In the cases of Cynodontia, Therapsida, Synapsida, Sarcopterygii, and
Osteichthyes, there was already universal recognition that mammals evolved from
within these increasingly inclusive groups. So, converting these traditional
paraphyletic groups into clades was simply part of the process by which a
pre-existing Linnaean classification was carried over into phylogenetic
In the case of Cetartiodactyla, however, the name denotes a novel phylogenetic
hypothesis: that whales (Cetacea) evolved within the Artiodactyla. So I think
that might have been the intent behind the name Cetartiodactyla: to highlight a
novel phylogenetic position for whales w.r.t "traditional" artiodactyls.
Having said that, not all paraphyletic groups survived the changeover:
Protozoa, Apterygota, Labyrinthodontia, Proteutheria, Thecodontia (though
somebody once tried), Condylarthra, etc. But these tended to be used as
wastebasket groups, so they're probably best left behind.
As with Cetartiodactyla, coming up with a new name for a traditional dinosaur +
bird clade (like "Dinoaves") would also have given recognition to this being a
paradigm shift - in the sense that it overturned a widespread (and erroneous)
belief that birds and dinosaurs had separate origins.
> Personally, I find the name "Cetartiodactyla" unnecessary,
> pan-cetaceans are the sister group to pan-artiodactyls.
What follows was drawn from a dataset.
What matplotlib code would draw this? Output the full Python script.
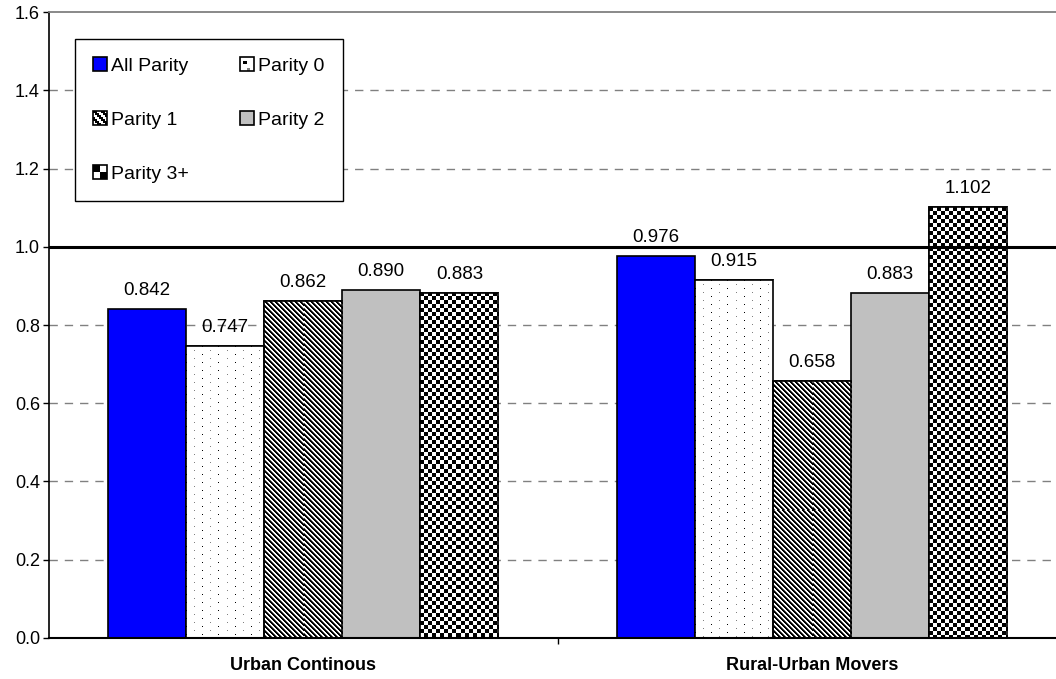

Why
> not just
> say cetaceans are (or aren't) artiodactyls?
I also think Cetartiodactyla is unnecessary - especially given that recent
morphology-based phylogenetic analyses (e.g., Thewissen et al., 2007) recover
whales (Cetacea) outside crown-clade Artiodactyla.
By contrast, molecule-based analyses often recover Cetacea inside Artiodactyla.
Personally, I'm skeptical of the entire "Whippomorpha" thing (= whale + hippo
clade); but that's an entire other issue.